Dalam upacara atau ritual Tabuh Rah, kegiatan ini merupakaan serangkaian upacara suci Macaru atau Bhuta Yadnya yang dilakukan saat Tilem. Upacara Tabuh Rah biasanya dilakukan dalam wujud adu ayam sampai salah satu ayam meneteskan darah ke tanah.

Darah tersebut yang menetes ke tanah lalu dianggap sebagai Yadnya yang dipersembahkan kepada Bhuta. Kemudian ayam yang dijadikan Yadnya tersebut dipercaya oleh masyarakat setempat akan terangkat derajatnya dan kemudian berenkarnasi. Upacara adat semacam ini umumnya dilakukan di tempat tempat wisata karena mengandung nilai dan daya tarik pariwisata walaupun di tempat sakral seperti pura masih dilakukan tradisi ini.

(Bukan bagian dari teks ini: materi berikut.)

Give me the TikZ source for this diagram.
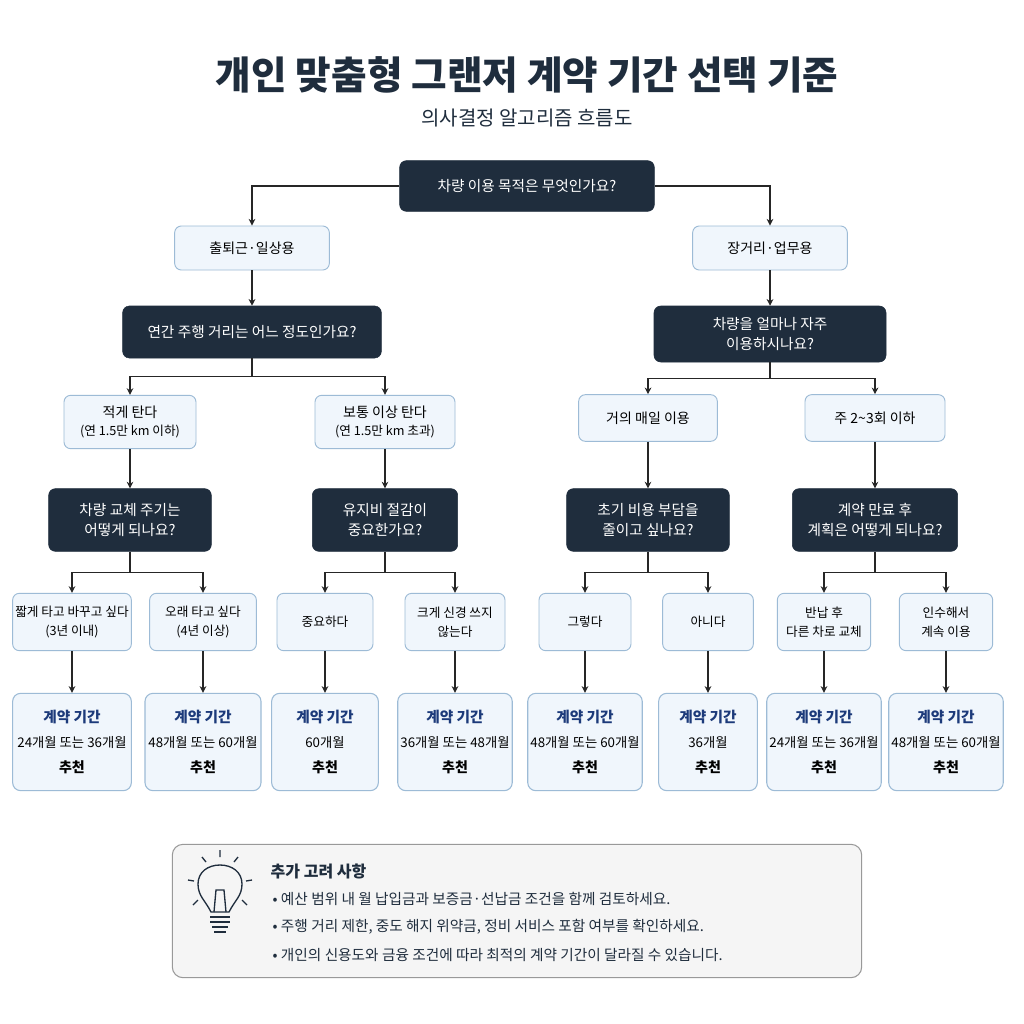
\documentclass[tikz,border=0pt]{standalone}
\usepackage{fontspec}
\setmainfont{Noto Sans CJK KR}
\usetikzlibrary{arrows.meta,calc}
\definecolor{dk}{HTML}{1F2D3D}
\definecolor{lf}{HTML}{F0F6FC}
\definecolor{lb}{HTML}{9DBBD6}
\definecolor{nv}{HTML}{1C3A7A}
\tikzset{
 q/.style={draw=dk,fill=dk,text=white,rounded corners=5pt,align=center,font=\fontsize{11}{15}\selectfont,inner sep=2pt},
 o/.style={draw=lb,fill=lf,rounded corners=5pt,align=center,font=\fontsize{10.5}{14}\selectfont,inner sep=2pt,line width=0.7pt},
 r/.style={draw=lb,fill=lf,rounded corners=6pt,align=center,font=\fontsize{9.5}{19}\selectfont,inner sep=2pt,line width=0.8pt},
 ar/.style={-{Stealth[length=5pt,width=5pt]},line width=0.8pt,draw=black!85},
 ln/.style={line width=0.8pt,draw=black!85}
}
\newcommand{\rt}[1]{{\color{nv}\fontsize{11}{19}\selectfont\bfseries #1}}
\newcommand{\vd}[2]{\draw[ar] (#1.south) -- (#1.south|-#2.north);}
\begin{document}
\begin{tikzpicture}[x=0.75pt,y=-0.75pt]
\fill[white] (0,0) rectangle (1024,1024);
\useasboundingbox (0,0) rectangle (1024,1024);
\node[font=\fontsize{29}{34}\selectfont\bfseries,text=dk] (title) at (527,75) {개인 맞춤형 그랜저 계약 기간 선택 기준};
\node[font=\fontsize{15}{18}\selectfont,text=dk] (sub) at (527,118) {의사결정 알고리즘 흐름도};
% root
\node[q,minimum width=191pt,minimum height=38pt] (root) at (527,186) {차량 이용 목적은 무엇인가요?};
\node[o,minimum width=116pt,minimum height=33pt] (a) at (252,248) {출퇴근·일상용};
\node[o,minimum width=116pt,minimum height=33pt] (b) at (770,248) {장거리·업무용};
\node[q,minimum width=194pt,minimum height=39pt] (qa) at (252,332) {연간 주행 거리는 어느 정도인가요?};
\node[q,minimum width=174pt,minimum height=42pt] (qb) at (770,334) {차량을 얼마나 자주\\이용하시나요?};
\node[o,minimum width=99pt,minimum height=40pt] (a1) at (130,422) {적게 탄다\\{\fontsize{9.5}{13}\selectfont (연 1.5만 km 이하)}};
\node[o,minimum width=105pt,minimum height=40pt] (a2) at (385,422) {보통 이상 탄다\\{\fontsize{9.5}{13}\selectfont (연 1.5만 km 초과)}};
\node[o,minimum width=104pt,minimum height=35pt] (b1) at (648,418) {거의 매일 이용};
\node[o,minimum width=105pt,minimum height=35pt] (b2) at (875,418) {주 2\textasciitilde3회 이하};
\node[q,minimum width=122pt,minimum height=47pt] (qa1) at (130,520) {차량 교체 주기는\\어떻게 되나요?};
\node[q,minimum width=109pt,minimum height=47pt] (qa2) at (385,520) {유지비 절감이\\중요한가요?};
\node[q,minimum width=122pt,minimum height=47pt] (qb1) at (648,520) {초기 비용 부담을\\줄이고 싶나요?};
\node[q,minimum width=124pt,minimum height=47pt] (qb2) at (875,520) {계약 만료 후\\계획은 어떻게 되나요?};
% level 4
\foreach \n/\x/\w/\t in {c1/72/78/{짧게 타고 바꾸고 싶다\\(3년 이내)},c2/203/80/{오래 타고 싶다\\(4년 이상)},c3/325/72/{중요하다},c4/455/75/{크게 신경 쓰지\\않는다},c5/585/69/{그렇다},c6/708/68/{아니다},c7/824/70/{반납 후\\다른 차로 교체},c8/946/70/{인수해서\\계속 이용}}
  \node[o,minimum width=\w pt,minimum height=43pt,font=\fontsize{9.5}{14}\selectfont] (\n) at (\x,622) {\t};
\foreach \n/\x/\w/\t in {d1/72/89/{24개월 또는 36개월},d2/203/87/{48개월 또는 60개월},d3/325/80/{60개월},d4/455/80/{36개월 또는 48개월},d5/585/80/{48개월 또는 60개월},d6/708/74/{36개월},d7/824/80/{24개월 또는 36개월},d8/946/83/{48개월 또는 60개월}}
  \node[r,minimum width=\w pt,minimum height=73pt] (\n) at (\x,742) {\rt{계약 기간}\\{\fontsize{10}{19}\selectfont\t}\\{\fontsize{10.5}{19}\selectfont\bfseries 추천}};
% connectors
\draw[ar] (root.west) -| (a.north);
\draw[ar] (root.east) -| (b.north);
\vd{a}{qa}
\vd{b}{qb}
\foreach \p/\l/\rr in {qa/a1/a2,qb/b1/b2,qa1/c1/c2,qa2/c3/c4,qb1/c5/c6,qb2/c7/c8}{
  \coordinate (m\p) at ($(\p.south)!0.5!(\p.south|-\l.north)$);
  \draw[ln] (\p.south) -- (m\p);
  \draw[ar] (m\p) -| (\l.north);
  \draw[ar] (m\p) -| (\rr.north);
}
\vd{a1}{qa1}
\vd{a2}{qa2}
\vd{b1}{qb1}
\vd{b2}{qb2}
\foreach \i in {1,...,8} {\vd{c\i}{d\i}}
% bottom box
\node[draw=black!40,fill=black!4,rounded corners=8pt,minimum width=517pt,minimum height=100pt,line width=0.8pt] (box) at (517,911) {};
\node[anchor=west,font=\fontsize{12}{14}\selectfont\bfseries,text=dk] (bt) at (266,871) {추가 고려 사항};
\node[anchor=west,font=\fontsize{11}{14}\selectfont,text=dk] (l1) at (268,899) {• 예산 범위 내 월 납입금과 보증금·선납금 조건을 함께 검토하세요.};
\node[anchor=west,font=\fontsize{11}{14}\selectfont,text=dk] (l2) at (268,927) {• 주행 거리 제한, 중도 해지 위약금, 정비 서비스 포함 여부를 확인하세요.};
\node[anchor=west,font=\fontsize{11}{14}\selectfont,text=dk] (l3) at (268,955) {• 개인의 신용도와 금융 조건에 따라 최적의 계약 기간이 달라질 수 있습니다.};
% bulb
\begin{scope}[line width=1pt,draw=dk]
\draw (211,912) .. controls (205,900) and (198,896) .. (198,884) .. controls (198,872) and (208,865) .. (220,865) .. controls (232,865) and (242,872) .. (242,884) .. controls (242,896) and (235,900) .. (229,912) -- cycle;
\draw (214,912) -- (216,890) -- (224,890) -- (226,912);
\draw (210,917) -- (230,917) (210,922) -- (230,922) (212,927) -- (228,927) (214,932) -- (226,932);
\draw (220,850) -- (220,857) (202,857) -- (206,862) (238,857) -- (234,862) (188,880) -- (194,881) (252,880) -- (246,881) (193,905) -- (198,900) (247,905) -- (242,900);
\end{scope}
\end{tikzpicture}
\end{document}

Tabuh Rah yang mana merupakan rangkaian Upacara Yadnya ini diperjelas didalam Prasasti Balur Abang A. 933 Cuka dan Prasasti Batuan 944 Caka yang berbunyi, “Mwangyan pekarya karya, Masanga kunangwagik ya manah wunga makantang telung perabotan, ithaniya tan pamunta, Tan Pawataring nayakan sakdi”

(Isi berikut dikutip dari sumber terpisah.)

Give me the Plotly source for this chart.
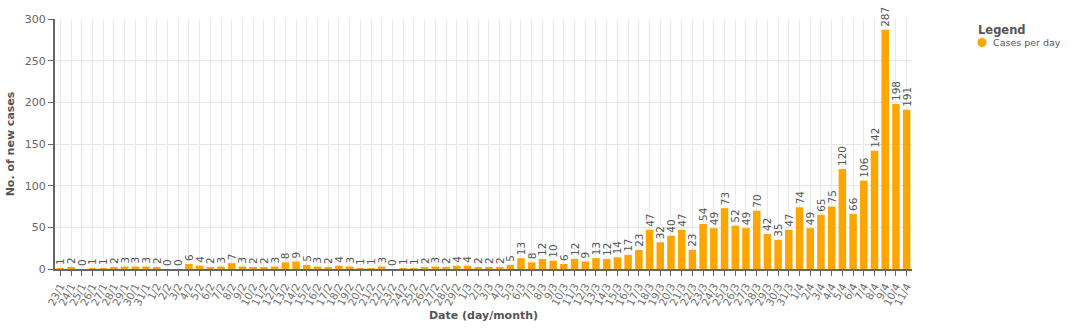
import plotly.graph_objects as go

dates = (["%d/1" % d for d in range(23, 32)] + ["%d/2" % d for d in range(1, 30)]
         + ["%d/3" % d for d in range(1, 32)] + ["%d/4" % d for d in range(1, 12)])
cases = [1, 2, 0, 1, 1, 2, 3, 3, 3,
         2, 0, 0, 6, 4, 2, 3, 7, 3, 2, 2, 3, 8, 9, 5, 3, 2, 4, 3, 1, 1, 3, 0, 1, 1, 2, 3, 2, 4,
         4, 2, 2, 2, 5, 13, 8, 12, 10, 6, 12, 9, 13, 12, 14, 17, 23, 47, 32, 40, 47, 23, 54, 49,
         73, 52, 49, 70, 42, 35, 47,
         74, 49, 65, 75, 120, 66, 106, 142, 287, 198, 191]
series_name = "Cases per day"

font = "DejaVu Sans"
W, H = 1072, 328
L, R, T, B = 55, 160, 19, 59
pw, ph = W - L - R, H - T - B

def px(x):
    return (x - L) / pw

def py(y):
    return (H - B - y) / ph

fig = go.Figure()
fig.add_trace(go.Bar(
    x=dates, y=cases, name=series_name, showlegend=False,
    marker=dict(color="#FFA500", line=dict(width=0)),
    text=[str(v) for v in cases], textposition="outside", textangle=-90,
    textfont=dict(family=font, size=10.5, color="#555555"),
    cliponaxis=False,
))

# legend drawn manually
fig.add_annotation(text="<b>Legend</b>", xref="paper", yref="paper", x=px(976), y=py(30),
                   xanchor="left", yanchor="middle", showarrow=False,
                   font=dict(family=font, size=11.5, color="#555555"))
fig.add_shape(type="circle", xref="paper", yref="paper",
              x0=px(977.5), x1=px(986.5), y0=py(38), y1=py(47),
              fillcolor="#FFA500", line=dict(width=0))
fig.add_annotation(text=series_name, xref="paper", yref="paper", x=px(991), y=py(42.5),
                   xanchor="left", yanchor="middle", showarrow=False,
                   font=dict(family=font, size=9.5, color="#555555"))

fig.update_layout(
    width=W, height=H,
    margin=dict(l=L, r=R, t=T, b=B, autoexpand=False),
    paper_bgcolor="white", plot_bgcolor="white",
    font=dict(family=font, size=10, color="#555555"),
    bargap=0.3, showlegend=False,
    uniformtext=dict(minsize=10, mode="show"),
    xaxis=dict(
        title=dict(text="<b>Date (day/month)</b>", font=dict(size=11, color="#555555"), standoff=5),
        tickmode="array", tickvals=dates, ticktext=dates,
        tickangle=-63, tickfont=dict(size=10.5, color="#707070"),
        showgrid=True, gridcolor="#e9e9e9", gridwidth=1,
        showline=True, linecolor="#666666", linewidth=2,
        ticks="outside", ticklen=5, tickcolor="#666666",
    ),
    yaxis=dict(
        title=dict(text="<b>No. of new cases</b>", font=dict(size=11, color="#555555"), standoff=8),
        range=[0, 300], dtick=50, tickfont=dict(size=11, color="#666666"),
        showgrid=True, gridcolor="#e6e6e6", gridwidth=1, zeroline=False,
        showline=True, linecolor="#666666", linewidth=2,
        ticks="outside", ticklen=5, tickcolor="#666666",
    ),
)
fig.write_html("out.html")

Tulisan dalam prasasti tersebut dapat diartikan sebagai berikut: Bila mengadakan upacara misalnya tawur kesanga, patutlah mengadakan tajen 3 partai tanpa perlu minta ijin, tanpa perlu memberi tahu orang yang berwenang.

Sedangkan dalam Prasasti Batuan 944 Caka, disebutkan bahwa, “Kunang yan mana wurug ing pengaduan makantang telung parahatan, tan pamivrita ring nayaka saksi mwang sawunga tunggur, ian knana minta pamli”

Tulisan dalam prasasti di atas dapat diartikan sebagai berikut: Bila mengadu ayam ditempat suci dilakukan sebanyak tiga partai, tidak perlu meminta ijin kepada yang berwenang dan pengawas sambungan ayam tidak dibenarkan menarik cukai/pajak.

Namun upacara adat yang semestinya sakral dan kental akan nilai moral dan budaya tersebut kemudian disalah artikan dan dimanfaatkan oleh oknum tak bertanggung jawab hingga menjadi tajen atau istilah untuk judi sabung ayam.

Bagaimana Pandangan Masyarakat Bali Serta Umat Hindu terhadap Judi?

Bali sebagai salah satu bagian atau juga sebagai salah satu provinsi di Indonesia tentunya mengikuti peraturan dan undang-undang yang sudah ditetapakan oleh pemerintah Republik Indonesia. Perbuatan perjudian serta semua unsur yang terlibat di dalamnnya termasuk dalam kegiatan ilegal yang merujuk pada tindakan pidana.

Hal ini di tak lepas dari KUHP pasal 303 yang telah mengatur tentang hukum pidana perjudian dan juga sangat erat kaitannya pada Undang Undang nomor 7 tahun 1974 yang telah mengatur tentang perjudian.

Jadi, secara hukum negara perbuatan judi tetaplah menjadi suatu kegiatan ilegal yang dilarang oleh negara. Dalam ajaran agma Hindu pun perihal perjudian juga dengan tegas dilarang, dikarenakan dapat menimbulakan tindak-tindak negatif sebagai buntut dari tindakan perjudian tersebut.

Dalam ajaran Hindu, dijelaskan dalam kitab suci Menawa Dharma sastra IX 221 yang berbunyi, “Dyutam samahwayam caiwa, raja ratranniwarayet, rajanta karana wetau dwau, dosau pritikwisitham”

Tulisan di atas memiliki makna sebagai berikut jika diartikan: Perjudian dan pertaruhan harus benar-benar dikeluarkan dan diberantas dari wilayah pemerintahan karena menyebabkan kehancuran kerajaan dan putra mahkota. Istilah kerajaan dan putra mahkota bisa ditafsirkan sebagai negara dan generasi penerus bangsa. Sedangkan pemerintahan bisa ditafsirkan sebagai pihak penguasa.

Maka sudah jelas bahwa perbuatan perjudian itu dilarang. Jadi jika ada pendapat tentang tradisi Tabuh Rah atau tarung ayam dalam salah satu rangkaian upacara di Bali sejatinya bukanlah tindak perjudian. Namun perjudian atas nama budaya tersebut adalah salah tafsir yang dimanfaatkan oleh oknum-oknum tertentu untuk mengambil keuntungan yang tidak bisa dipertanggung jawabkan dan merugikan secara material maupun moral.